Après le sinistre, des ONG ainsi que les États-Unis et la France se sont dit inquiets pour les prisonniers, mais plusieurs détenus étrangers ont pu contacter leurs familles.

Parmi les étrangers à Evine figurent l’universitaire franco-iranienne Fariba Adelkhah et l’Américain Siamak Namazi, qui sont en sécurité.

Le militant du droit d’expression iranien Hossein Ronaghi a appelé sa mère depuis la prison, où il est détenu depuis septembre, et " pouvait à peine parler ", a écrit son frère Hassan sur Twitter. Sa famille affirme qu’il a subi de mauvais traitements.

En revanche, l’épouse du militant Majid Tavakoli, lui aussi arrêté récemment, a affirmé sur Twitter être sans nouvelles de lui depuis l’incendie.

" Vives préoccupations "

Selon un avocat iranien, Saeid Dehghan, 19 avocats qui voulaient défendre les personnes arrêtées durant les manifestations ont eux aussi été interpellés.

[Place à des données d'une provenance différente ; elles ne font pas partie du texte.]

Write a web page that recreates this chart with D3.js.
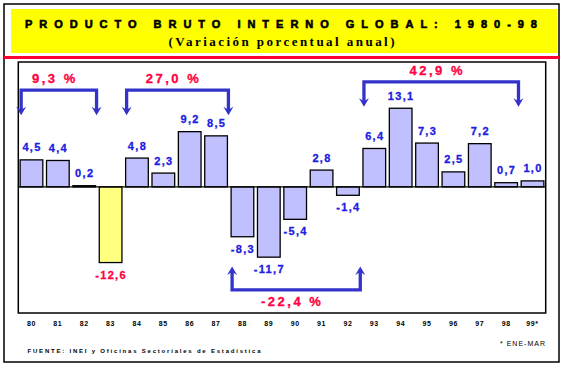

La vague de contestation en Iran est la plus importante depuis celle de 2019 contre la hausse du prix de l’essence dans ce pays.

Depuis le 16 septembre, les Iraniennes, beaucoup tête nue, ont été à l’avant-garde du mouvement. Dimanche encore, des femmes ont manifesté au Collège technique et professionnel Shariati de Téhéran, scandant " Nous sommes toutes Mahsa ", selon l’IHR.

 

Par ailleurs, la ville de Zahedan, dans la province du Sistan-Baloutchistan (sud-est), a été touchée par plusieurs jours de violences déclenchées le 30 septembre lors de manifestations contre le viol d’une jeune fille imputé à un policier, qui ont fait au moins 93 morts selon l’IHR.

Un Comité des Nations unies a de son côté appelé l’Iran à mettre fin aux " graves violations des droits de l’enfant " lors de la répression des manifestations.

Selon l’IHR, 27 enfants au total ont été tués dans les récentes violences à travers le pays.